Préserver une relation informelle c’est donner un espace d’expression aux tensions frémissantes pour éviter qu’elles ne se cristallisent, ou qu’elles finissent par décourager. Parce qu’il est bien là le danger, de passer par enlisement d’un conflit d’activité à un conflit de relation dans lequel la personne devient le problème. Et lorsque cette bascule s’opère, nous perdons, malgré nous, notre capacité à évaluer objectivement la situation. Le cerveau à cela de fascinant qu’il est tout aussi capable de rechercher l’exactitude des faits qu’à nous donner raison. Par la force des mécanismes mentaux de notre pensée rapide, on aura tendance à privilégier les informations qui tendraient à confirmer ce que l’on pense déjà de l’autre. Ceci pourrait amener en bout de course à penser, qu’au fond du fond, il s’agit du type de conflit le plus insoluble qui soit, le conflit de valeur : « De toutes façons, le courant ne passera jamais ! Il/Elle n’a aucun respect pour les autres ! », « Si pour évoluer dans cette boîte il faut marcher sur la tête des autres, autant que je parte ! »

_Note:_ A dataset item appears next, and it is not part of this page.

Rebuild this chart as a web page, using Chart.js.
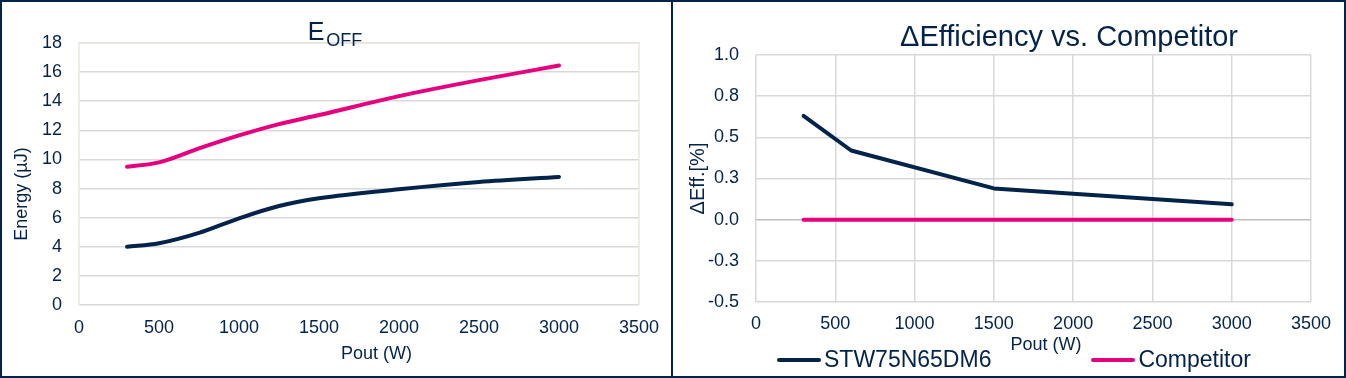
<!DOCTYPE html>
<html>
<head>
<meta charset="utf-8">
<script src="https://cdn.jsdelivr.net/npm/chart.js@4.4.1/dist/chart.umd.min.js"></script>
<style>
  html, body { margin: 0; padding: 0; background: #fff; }
  #frame {
    width: 1346px; height: 378px; box-sizing: border-box;
    border: 2px solid #03234b; display: flex;
    font-family: "Liberation Sans", Arial, sans-serif; color: #03234b;
  }
  .panel { position: relative; height: 374px; }
  #left { width: 669px; }
  #right { width: 671px; border-left: 2px solid #03234b; }
  .panel canvas { position: absolute; left: 0; top: 0; }
  .title { position: absolute; white-space: nowrap; line-height: 1; transform: translateX(-50%); }
  #title-left { left: 333px; top: 17px; font-size: 25px; }
  #title-left span { font-size: 18px; position: relative; top: 6px; margin-left: 2px; }
  #title-right { left: 396px; top: 20px; font-size: 29px; }
  #legend { position: absolute; left: 104px; top: 346px; display: flex; align-items: center; font-size: 23px; line-height: 1; }
  #legend .item { display: flex; align-items: center; white-space: nowrap; }
  #legend .item + .item { margin-left: 100px; }
  #legend .swatch { display: inline-block; width: 44px; height: 4px; border-radius: 2px; margin-right: 3px; }
</style>
</head>
<body>
<div id="frame">
  <div class="panel" id="left">
    <canvas id="chart-eoff" width="669" height="374"></canvas>
    <div class="title" id="title-left">E<span>OFF</span></div>
  </div>
  <div class="panel" id="right">
    <canvas id="chart-deff" width="671" height="374"></canvas>
    <div class="title" id="title-right">ΔEfficiency vs. Competitor</div>
    <div id="legend"></div>
  </div>
</div>
<script>
const NAVY = "#03234b";
const PINK = "#e6007e";
const GRID = "#d9d9d9";

const SERIES_NAMES = ["STW75N65DM6", "Competitor"];
const SERIES_COLORS = [NAVY, PINK];

// E_OFF (µJ) vs output power
const POUT_EOFF = [300, 500, 750, 1000, 1250, 1500, 2000, 2500, 3000];
const EOFF_ST = [4.0, 4.24, 4.95, 5.95, 6.8, 7.33, 7.95, 8.45, 8.8];
const EOFF_COMP = [9.5, 9.8, 10.76, 11.65, 12.43, 13.05, 14.35, 15.45, 16.45];

// efficiency delta (%) vs output power
const POUT_EFF = [300, 600, 1500, 3000];
const DEFF_ST = [0.63, 0.42, 0.19, 0.093];
const DEFF_COMP = [0, 0, 0, 0];

// nbsp padding pushes axis titles off-centre like the original
const pad = (n) => "\u00a0".repeat(n);

Chart.defaults.font.family = '"Liberation Sans", Arial, sans-serif';
Chart.defaults.font.size = 18;
Chart.defaults.color = NAVY;

const points = (xs, ys) => xs.map((x, i) => ({ x, y: ys[i] }));

function series(i, xs, ys, smooth) {
  return {
    label: SERIES_NAMES[i],
    data: points(xs, ys),
    borderColor: SERIES_COLORS[i],
    backgroundColor: SERIES_COLORS[i],
    borderWidth: 4,
    borderCapStyle: "round",
    borderJoinStyle: "round",
    pointRadius: 0,
    cubicInterpolationMode: smooth ? "monotone" : "default",
    tension: 0,
    fill: false,
  };
}

// beige frame round the plot area (top, left, right)
const plotFrame = {
  id: "plotFrame",
  beforeDatasetsDraw(chart, args, opts) {
    if (!opts.color) return;
    const { ctx, chartArea: a } = chart;
    ctx.save();
    ctx.strokeStyle = opts.color;
    ctx.lineWidth = 1.5;
    ctx.beginPath();
    ctx.moveTo(a.left, a.bottom);
    ctx.lineTo(a.left, a.top);
    ctx.lineTo(a.right, a.top);
    ctx.lineTo(a.right, a.bottom);
    ctx.stroke();
    ctx.restore();
  },
};

const X_AXIS = (height, tickPad, titleText) => ({
  type: "linear",
  min: 0, max: 3500,
  ticks: { stepSize: 500, autoSkip: false, maxRotation: 0, padding: tickPad, callback: (v) => String(v) },
  title: { display: true, text: titleText, padding: 0 },
  afterFit: (s) => { s.height = height; },
});

new Chart(document.getElementById("chart-eoff"), {
  type: "line",
  data: {
    datasets: [
      series(0, POUT_EOFF, EOFF_ST, true),
      series(1, POUT_EOFF, EOFF_COMP, true),
    ],
  },
  plugins: [plotFrame],
  options: {
    responsive: false,
    animation: false,
    layout: { padding: { top: 41, right: 31, bottom: 11, left: 0 } },
    scales: {
      x: {
        ...X_AXIS(60, 12, pad(7) + "Pout (W)"),
        grid: { display: false, drawTicks: false },
        border: { display: false },
      },
      y: {
        min: 0, max: 18,
        ticks: { stepSize: 2, padding: 17 },
        grid: { color: GRID, lineWidth: 1.5, drawTicks: false },
        border: { display: false },
        title: { display: true, text: "Energy (µJ)" + pad(8), padding: { top: 9 } },
        afterFit: (s) => { s.width = 77; },
      },
    },
    plugins: {
      legend: { display: false },
      tooltip: { enabled: false },
      plotFrame: { color: "#ebe7dd" },
    },
  },
});

const deff = new Chart(document.getElementById("chart-deff"), {
  type: "line",
  data: {
    datasets: [
      series(0, POUT_EFF, DEFF_ST, false),
      series(1, POUT_EFF, DEFF_COMP, false),
    ],
  },
  options: {
    responsive: false,
    animation: false,
    layout: { padding: { top: 53, right: 33, bottom: 20, left: 0 } },
    scales: {
      x: {
        ...X_AXIS(54, 11, pad(5) + "Pout (W)"),
        grid: { color: GRID, lineWidth: 1.5, drawTicks: false },
        border: { display: false },
      },
      y: {
        min: -0.5, max: 1.0,
        ticks: { stepSize: 0.25, padding: 17, callback: (v) => v.toFixed(1) },
        grid: {
          color: (c) => (c.tick && c.tick.value === 0 ? "#bfbfbf" : GRID),
          lineWidth: 1.5,
          drawTicks: false,
        },
        border: { display: false },
        title: { display: true, text: "ΔEff.[%]", font: { size: 20 }, padding: { top: 13 } },
        afterFit: (s) => { s.width = 83; },
      },
    },
    plugins: {
      legend: { display: false },
      tooltip: { enabled: false },
    },
  },
});

// html legend built from the datasets
const legendEl = document.getElementById("legend");
deff.data.datasets.forEach((ds) => {
  const item = document.createElement("div");
  item.className = "item";
  const sw = document.createElement("span");
  sw.className = "swatch";
  sw.style.background = ds.borderColor;
  item.appendChild(sw);
  item.appendChild(document.createTextNode(ds.label));
  legendEl.appendChild(item);
});
</script>
</body>
</html>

Aujourd’hui plus que jamais la tentation sera grande de passer sous silence les conflits d’activité. Car le travail ne s’effectue-t-il pas en « mode dégradé » depuis deux mois ? Pourtant, aujourd’hui, comme depuis toujours, les résolutions les plus simples seront celles qui, dès les premiers signes avant-coureurs, donneront lieu à une prise en charge par le management ou l’organisation.
Préservons-nous alors de l’évident qui nous conduit à penser que l’activité se suffit à elle-même pour garantir la pérennité de nos organisations et gardons à l’esprit ce qui est véritablement essentiel au long cours : la cohésion des équipes et l’engagement des personnes.